Monday, July 29, 2013

Summer Vacation

안녕하세요? 오랜만입니다. Hello readers, it's been a while, at least by my own standards. Going from posting every other day to a two-week silence might have been odd, but hey -- 지금 여름 방학인다. It's summer vacation now.
My Taiwanese students and me! We're Team 5, the "Butter-fives".
I spent four days in Taiwan TA-ing at a summer camp that I also did two years ago. Teaching at this camp was actually not so different from the games and lectures I've grown accustomed to doing this past year in Korea. The students were tons of fun, too. I wish I had gotten to stay for the entire week! Although I was sad to have to leave early, I truly enjoyed seeing old friends, meeting new ones, and making the most of my now-habitual yearly stint in Taiwan (including eating lots of delicious fruits and fried things). I've really left a part of my heart in that country.
Mount Rushmore in South Dakota
The reason I left the camp early was to attend the wedding of two of my best friends from college, Wes and Hana. I flew from Taipei to San Francisco, and then in less than twelve hours, I went back to SFO to fly to Rapid City, South Dakota, home of Mount Rushmore and acres of random Native American culture tourist traps. (It was at the Denver airport, where I transferred, that I got my first and only case of reverse culture shock: seeing tons and tons of white and/or overweight people as I walked through the terminal. Just... not something I was used to seeing after a year in Korea.)
The newlyweds and some groomsmen. (photo by Christina Vivit)
The wedding was fantastic, spiritually and emotionally rejuvenating. I fell in love with the gorgeousness of the Black Hills, not to mention the beauty of the bride and groom themselves! Seriously, they are two of the most beautiful people I've met, both inside and out. I am so, so happy and excited about the new life they are starting together. The wedding was also a really great opportunity to catch up with old college friends, most of whom I hadn't seen in over a year. It only dawns on me during reunions like these how much I miss by being on the other side of the world while everyone else is getting on with their adult lives.

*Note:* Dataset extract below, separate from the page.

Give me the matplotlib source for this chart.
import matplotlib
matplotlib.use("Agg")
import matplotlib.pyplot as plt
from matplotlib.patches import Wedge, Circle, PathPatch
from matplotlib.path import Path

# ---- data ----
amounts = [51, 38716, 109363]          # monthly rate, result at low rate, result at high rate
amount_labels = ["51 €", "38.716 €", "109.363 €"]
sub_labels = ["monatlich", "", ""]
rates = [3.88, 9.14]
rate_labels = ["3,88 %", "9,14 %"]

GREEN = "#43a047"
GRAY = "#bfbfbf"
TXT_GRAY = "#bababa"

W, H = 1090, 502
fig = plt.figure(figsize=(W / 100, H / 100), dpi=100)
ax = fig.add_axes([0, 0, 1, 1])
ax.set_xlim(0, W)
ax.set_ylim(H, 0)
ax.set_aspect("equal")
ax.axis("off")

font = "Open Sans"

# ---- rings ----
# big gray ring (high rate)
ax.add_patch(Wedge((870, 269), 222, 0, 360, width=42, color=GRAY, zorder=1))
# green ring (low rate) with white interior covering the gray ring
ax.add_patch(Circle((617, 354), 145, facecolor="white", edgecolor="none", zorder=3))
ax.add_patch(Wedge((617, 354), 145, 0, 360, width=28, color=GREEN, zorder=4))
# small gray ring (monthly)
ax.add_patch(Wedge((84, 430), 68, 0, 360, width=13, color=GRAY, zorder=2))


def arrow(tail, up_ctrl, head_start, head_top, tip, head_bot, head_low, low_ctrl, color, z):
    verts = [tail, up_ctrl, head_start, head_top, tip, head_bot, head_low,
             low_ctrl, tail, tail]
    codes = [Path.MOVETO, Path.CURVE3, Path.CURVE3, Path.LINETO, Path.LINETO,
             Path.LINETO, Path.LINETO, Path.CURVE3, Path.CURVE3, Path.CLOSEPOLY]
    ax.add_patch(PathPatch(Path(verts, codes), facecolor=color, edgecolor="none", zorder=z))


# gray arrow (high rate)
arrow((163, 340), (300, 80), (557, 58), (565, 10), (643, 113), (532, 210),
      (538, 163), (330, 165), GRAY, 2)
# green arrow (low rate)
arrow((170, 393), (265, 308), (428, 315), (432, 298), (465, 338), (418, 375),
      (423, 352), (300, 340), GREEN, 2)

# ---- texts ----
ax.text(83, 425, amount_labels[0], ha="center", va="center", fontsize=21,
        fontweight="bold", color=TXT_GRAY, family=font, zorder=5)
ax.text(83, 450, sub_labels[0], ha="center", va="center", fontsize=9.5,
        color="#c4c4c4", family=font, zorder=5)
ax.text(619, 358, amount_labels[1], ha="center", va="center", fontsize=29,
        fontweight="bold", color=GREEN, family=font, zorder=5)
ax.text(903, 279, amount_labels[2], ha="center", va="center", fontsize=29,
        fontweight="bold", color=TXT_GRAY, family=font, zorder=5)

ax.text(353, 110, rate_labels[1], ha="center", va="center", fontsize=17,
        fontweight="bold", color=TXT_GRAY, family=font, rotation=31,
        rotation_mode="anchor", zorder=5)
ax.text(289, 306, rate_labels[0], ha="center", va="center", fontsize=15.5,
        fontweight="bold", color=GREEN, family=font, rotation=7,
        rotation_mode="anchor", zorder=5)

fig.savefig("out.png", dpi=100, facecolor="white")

My cousins, grandparents, and me.
Since the wedding, I've been back in Fremont, being a bum. Every day I visit my 92-year-old grandfather and help with preparations for my cousin's wedding (yup, second one this summer). Then, I fill up the rest of the hours playing board games, hiking, catching up with FB and blogs, and, in general, making a real vacation out of this vacation. This is almost exactly what I had hoped for, and I'm thankful to God for the blessings of a loving family, friends with free time, and this amazing Californian weather.

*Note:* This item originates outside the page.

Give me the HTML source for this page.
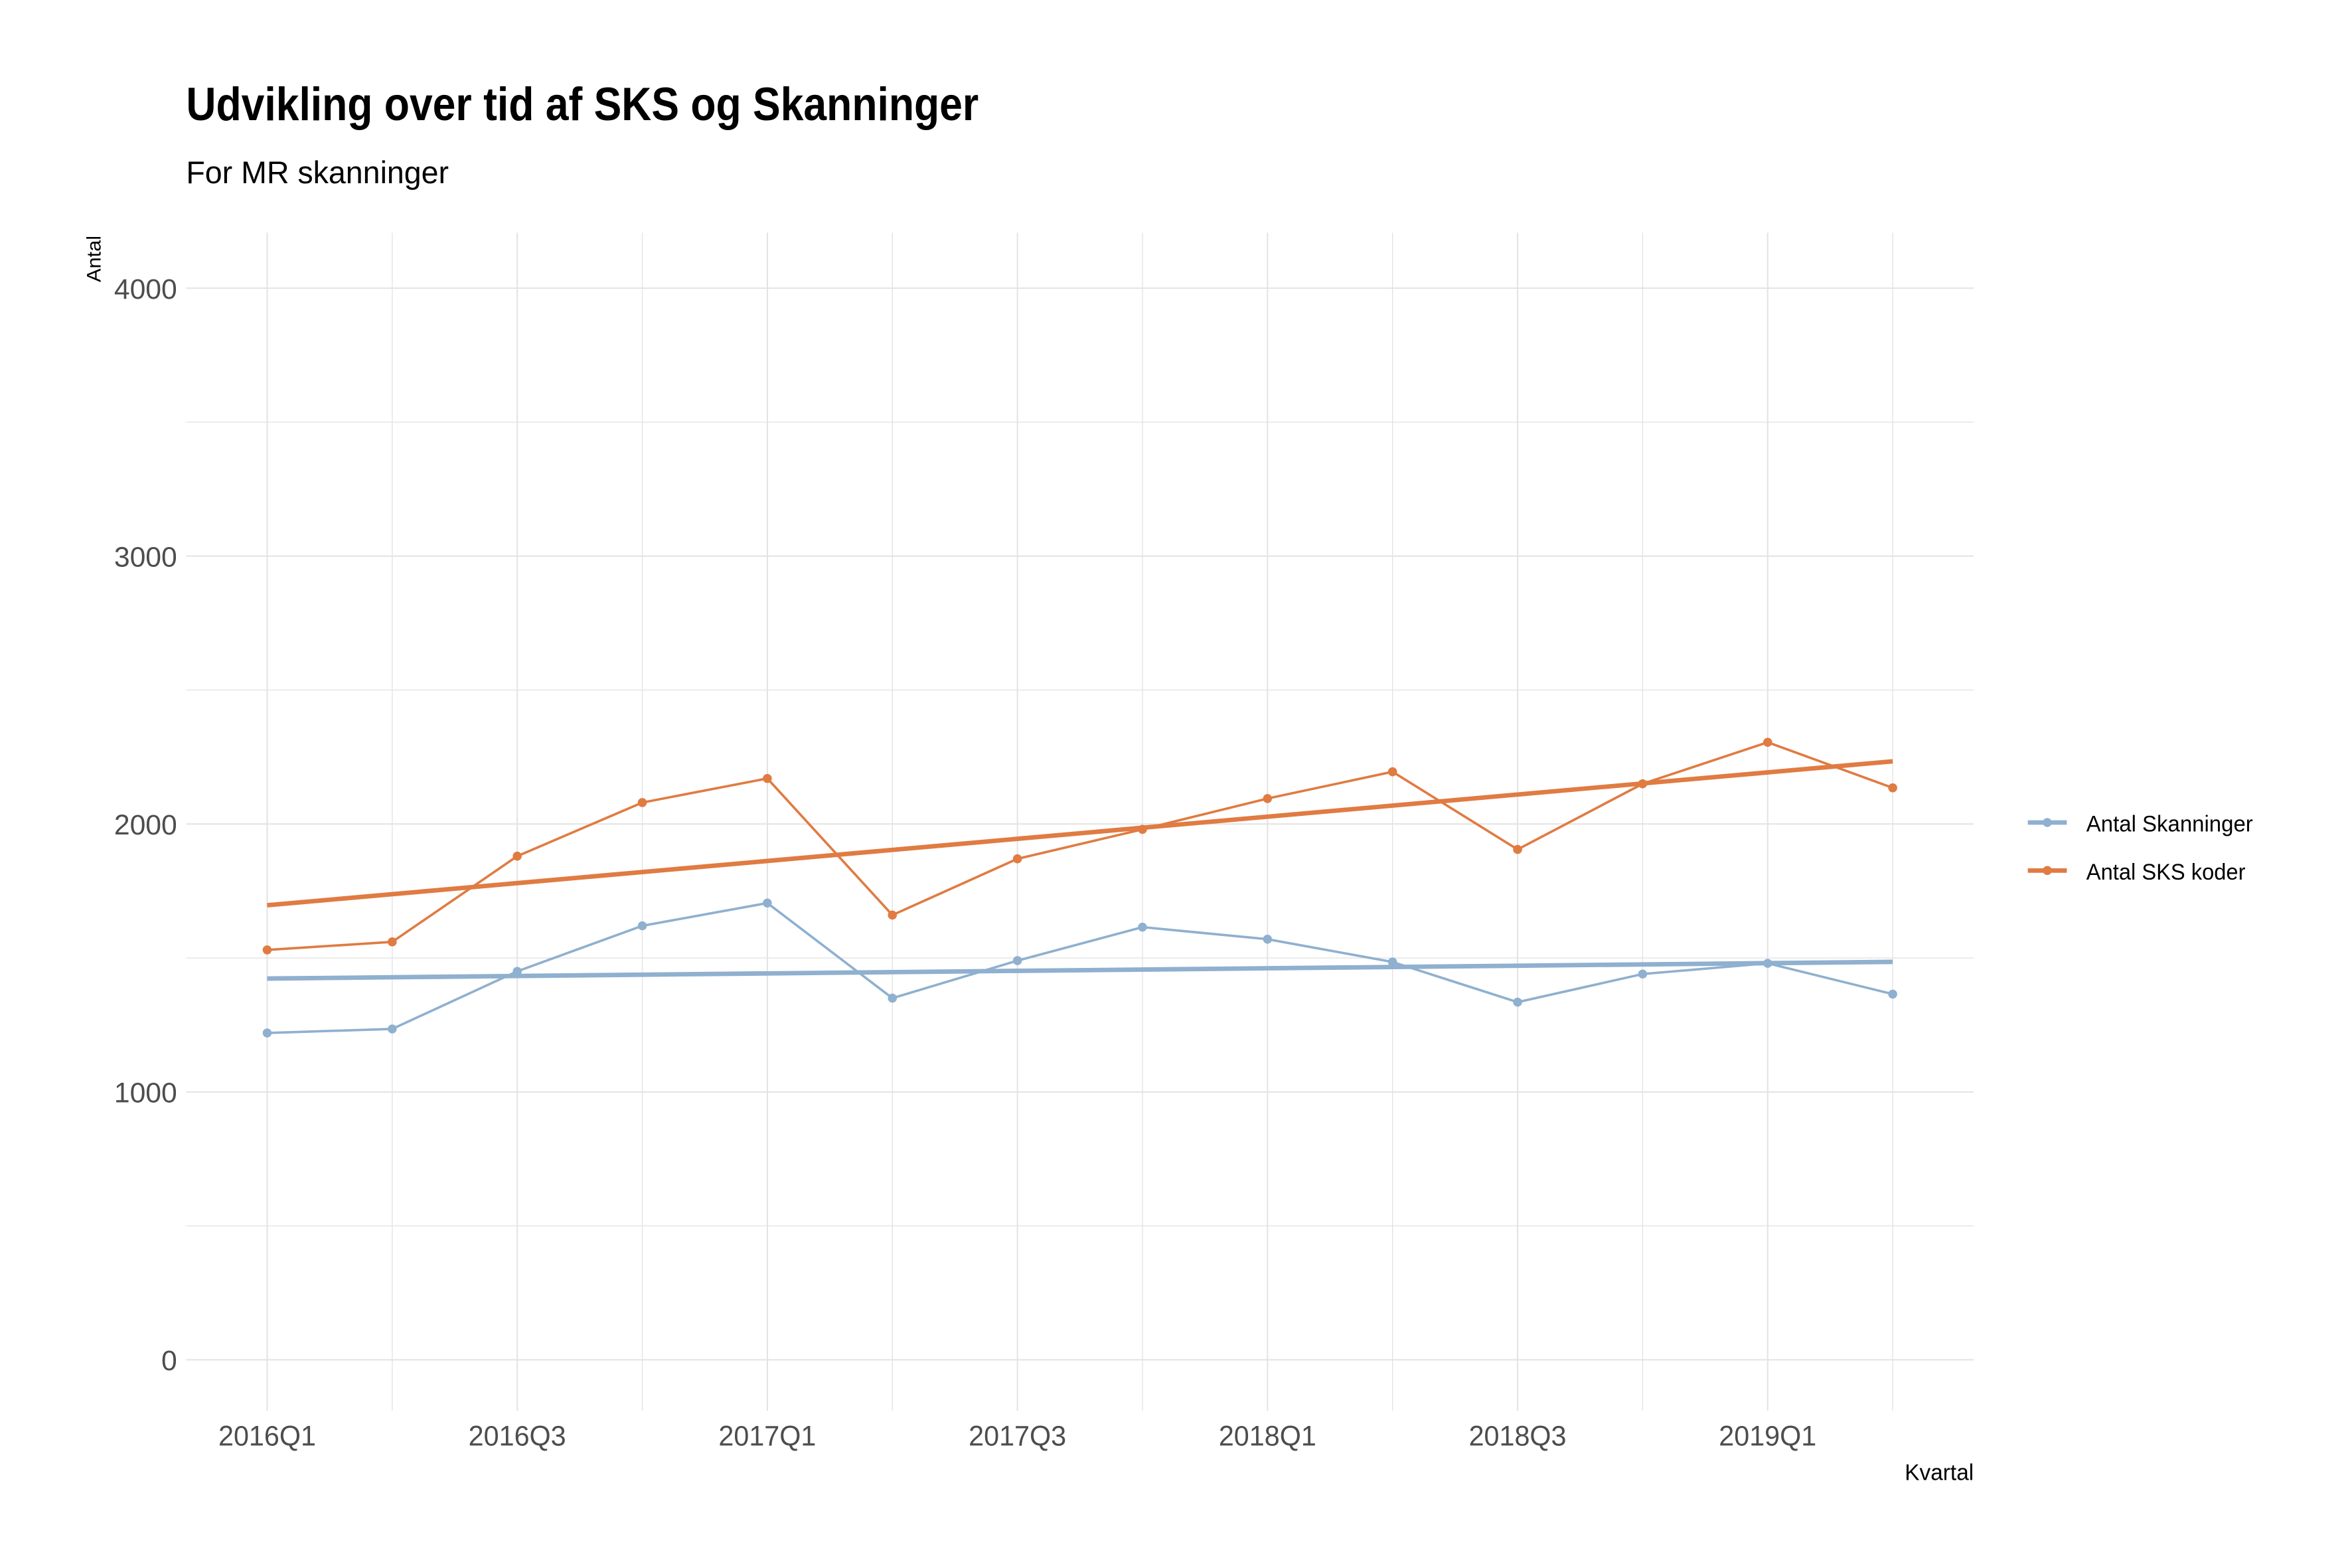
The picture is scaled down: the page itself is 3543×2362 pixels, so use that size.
<!DOCTYPE html>
<html><head><meta charset="utf-8"><style>
html,body{margin:0;padding:0;background:#fff}
svg{display:block;font-family:"Liberation Sans Narrow","Liberation Sans",sans-serif}
</style></head><body>
<svg id="chart" width="3543" height="2362" viewBox="0 0 1567 1044.7" preserveAspectRatio="none">
<rect width="1567" height="1045" fill="#fff"/>
<text x="124" y="80" font-size="31" font-weight="bold" fill="#000" textLength="528" lengthAdjust="spacingAndGlyphs">Udvikling over tid af SKS og Skanninger</text>
<text x="124" y="122" font-size="21" fill="#000" textLength="175" lengthAdjust="spacingAndGlyphs">For MR skanninger</text>
<g id="grid"></g>
<g id="series"></g>
<g id="axes"></g>
<text transform="translate(67,188) rotate(-90)" font-size="13" fill="#000" textLength="31" lengthAdjust="spacingAndGlyphs">Antal</text>
<text x="1269" y="986" font-size="15" fill="#000" textLength="46" lengthAdjust="spacingAndGlyphs">Kvartal</text>
<g>
<g>
<line x1="1351" y1="548" x2="1377" y2="548" stroke="#8FB0CF" stroke-width="3"/><circle cx="1364" cy="548" r="3" fill="#8FB0CF"/>
<text x="1390" y="554" font-size="15" fill="#000" textLength="111" lengthAdjust="spacingAndGlyphs">Antal Skanninger</text></g>
<g>
<line x1="1351" y1="580" x2="1377" y2="580" stroke="#E07B42" stroke-width="3"/><circle cx="1364" cy="580" r="3" fill="#E07B42"/>
<text x="1390" y="586" font-size="15" fill="#000" textLength="106" lengthAdjust="spacingAndGlyphs">Antal SKS koder</text></g>
</g>
</svg>
<script>
const categories=["2016Q1","2016Q2","2016Q3","2016Q4","2017Q1","2017Q2","2017Q3","2017Q4","2018Q1","2018Q2","2018Q3","2018Q4","2019Q1","2019Q2"];
const skanninger=[1220,1235,1450,1620,1705,1350,1490,1615,1570,1485,1335,1440,1480,1365];
const sks=[1530,1560,1880,2080,2170,1660,1870,1980,2095,2195,1905,2150,2305,2135];
const yTicks=[0,1000,2000,3000,4000];
const NS="http://www.w3.org/2000/svg";
const L=124,R=1315,T=155,B=940;
const x=i=>178+i*(1261-178)/13;
const y=v=>906-v*(906-192)/4000;
function mk(tag,attrs,parent){const e=document.createElementNS(NS,tag);for(const k in attrs)e.setAttribute(k,attrs[k]);parent.appendChild(e);return e;}
const grid=document.getElementById('grid'),ser=document.getElementById('series'),ax=document.getElementById('axes');
for(let v=0;v<=4000;v+=500){const l=mk('line',{x1:L,x2:R,y1:y(v),y2:y(v),stroke:'#e3e3e3','stroke-width':v%1000?0.6:0.9},grid);}
categories.forEach((c,i)=>{const l=mk('line',{x1:x(i),x2:x(i),y1:T,y2:B,stroke:'#e3e3e3','stroke-width':i%2?0.6:0.9},grid);
if(i%2===0){const t=mk('text',{x:x(i)-32.5,y:963,'font-size':19,fill:'#4d4d4d',textLength:65,lengthAdjust:'spacingAndGlyphs'},ax);t.textContent=c;}});
yTicks.forEach(v=>{const w=String(v).length*10.5;const t=mk('text',{x:118-w,y:y(v)+7,'font-size':19,fill:'#4d4d4d',textLength:w,lengthAdjust:'spacingAndGlyphs'},ax);t.textContent=v;});
function trend(vals){const n=vals.length;let sx=0,sy=0,sxy=0,sxx=0;vals.forEach((v,i)=>{sx+=i;sy+=v;sxy+=i*v;sxx+=i*i;});const b=(n*sxy-sx*sy)/(n*sxx-sx*sx);const a=(sy-b*sx)/n;return [a,a+b*(n-1)];}
function draw(vals,color,name){
const [a0,a1]=trend(vals);
const tl=mk('line',{x1:x(0),y1:y(a0),x2:x(vals.length-1),y2:y(a1),stroke:color,'stroke-width':3},ser);
const p=mk('polyline',{points:vals.map((v,i)=>x(i)+','+y(v)).join(' '),fill:'none',stroke:color,'stroke-width':1.6},ser);
vals.forEach((v,i)=>{const c=mk('circle',{cx:x(i),cy:y(v),r:3,fill:color},ser);});}
draw(skanninger,'#8FB0CF','skanninger');
draw(sks,'#E07B42','sks');
</script>
</body></html>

I miss my students, though. Is that strange? It's been only two weeks, but it seems like I have not seen them in a very long time. We parted ways in July on an abrupt and tragic note, and I think that that influenced the strange disconnect I feel right now. In all honesty, I'm yearning to go back, not even to begin teaching again, but just to see everyone and make sure they're doing all right. Just two and a half weeks more!